Excluding volatile food and fuel prices, core inflation rose 5.9 percent annually and 0.3 percent monthly.

The average national fuel price stood at $4.010 per gallon as of Wednesday, down from a record-high $5.016 in mid-June.

Despite the slight relief offered by declining fuel prices, the Federal Reserve is still expected to further raise interest rates to bring inflation closer to its target of 2 percent.

Voters across the country consistently rank inflation as one of their top priorities going into November’s midterm elections. Republicans have consistently highlighted the Biden administration’s aggressive spending, arguing that the $1.9 trillion Covid-relief bill passed weeks after Biden took office overheated an already hot economic recovery.

While Biden has repeatedly denied that the package contributed to record inflation, even calling the idea “bizarre,” the moniker attached to the Democrats’ latest spending bill — The Inflation Reduction Act — at least nods toward voters’ concerns, though non-partisan analysts have said the legislation’s impact on inflation will be negligible.

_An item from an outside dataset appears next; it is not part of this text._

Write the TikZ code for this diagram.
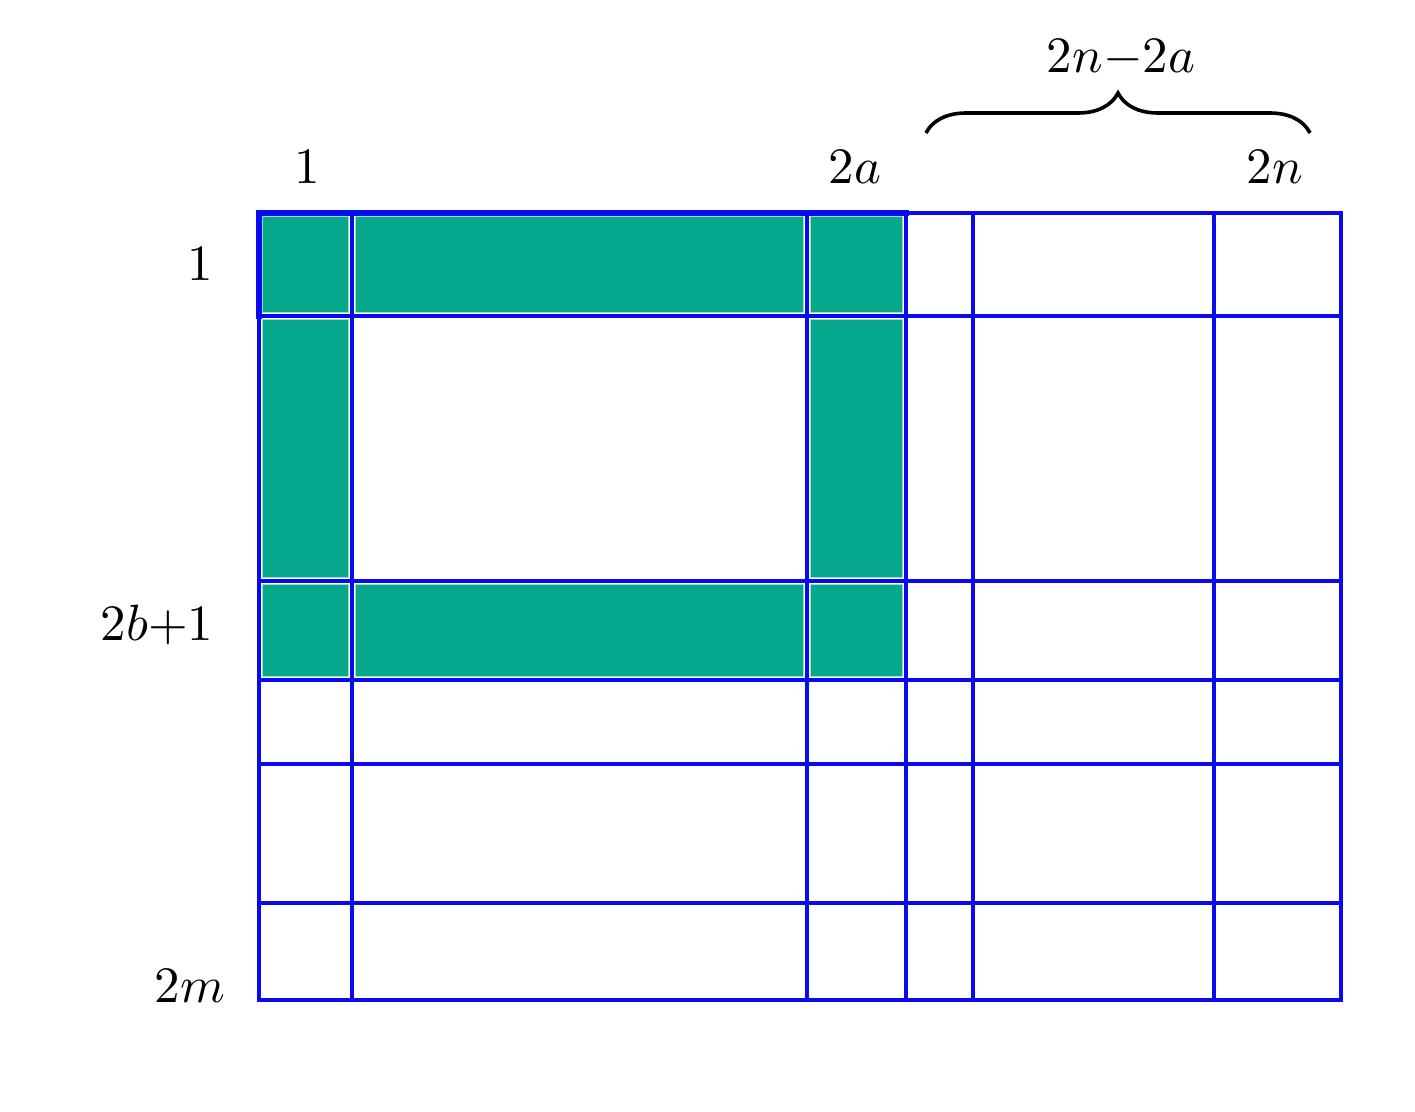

The $433 spending bill, which passed the Senate over the weekend and is expected to be signed by Biden this week after passing the House, includes $369 billion for climate initiatives and another $80 billion to double the size of the IRS. It also imposes a 15 percent corporate tax on businesses worth more than $1 billion.

Markets reacted positively to the Wednesday CPI numbers, with Dow Jones up more than 500 points as of 8:50 a.m. CDT and government bonds down sharply.

Thursday, August 4, 2022

Inflation Reduction Act Will Not Reduce Inflation

From the Tax Foundation. Full analysis here

Reconciling the reconciliation bill: The Inflation Reduction Act, successor to the House-passed Build Back Better Act of late 2021, has been touted by President Biden to, among other things, help reduce the country’s crippling inflation.

Among the major tax changes are a 15 percent corporate minimum tax, drug price controls, IRS tax enforcement, and a tax hike on carried interest to pay for increased spending on energy and health insurance subsidies as well as deficit reduction. See a more comprehensive list here.

According to our model, the bill would raise about $304 billion in net revenue from 2022 to 2031, but would do so in an economically inefficient manner, reducing long-run economic output by about 0.1 percent, eliminating about 30,000 full-time equivalent U.S. jobs, and reducing average after-tax incomes for taxpayers across every income group in the long run.

What about inflation? On balance, the long-run impact on inflation is uncertain but likely close to zero.By reducing long-run economic growth, the bill may worsen inflation by constraining the productive capacity of the economy.
By increasing spending faster than it raises revenue between 2023 and 2025, the bill would increase deficits and worsen inflation, especially in the first two years. See our full analysis.

Monday, August 1, 2022

New Legislation Will Raise Taxes on Everyone

Families earning less than $400,000, according to Joe Biden were not going to pay even “a dime of new taxes” under his tax plan. 

This was Joe Biden’s signature promise. It was the 2020 campaign’s equivalent to George H W Bush’s “read my lips, no new taxes” pledge back in 1988. 

Anyone who believed Joe probably deserves to pay more taxes. 

Anyway, here are the facts. Congress’s official budget and tax scorekeeper, the Joint Committee on Taxation, finds taxes rising in every income bracket. It’s a $17 billion a year whack at the lower and middle-class Americans.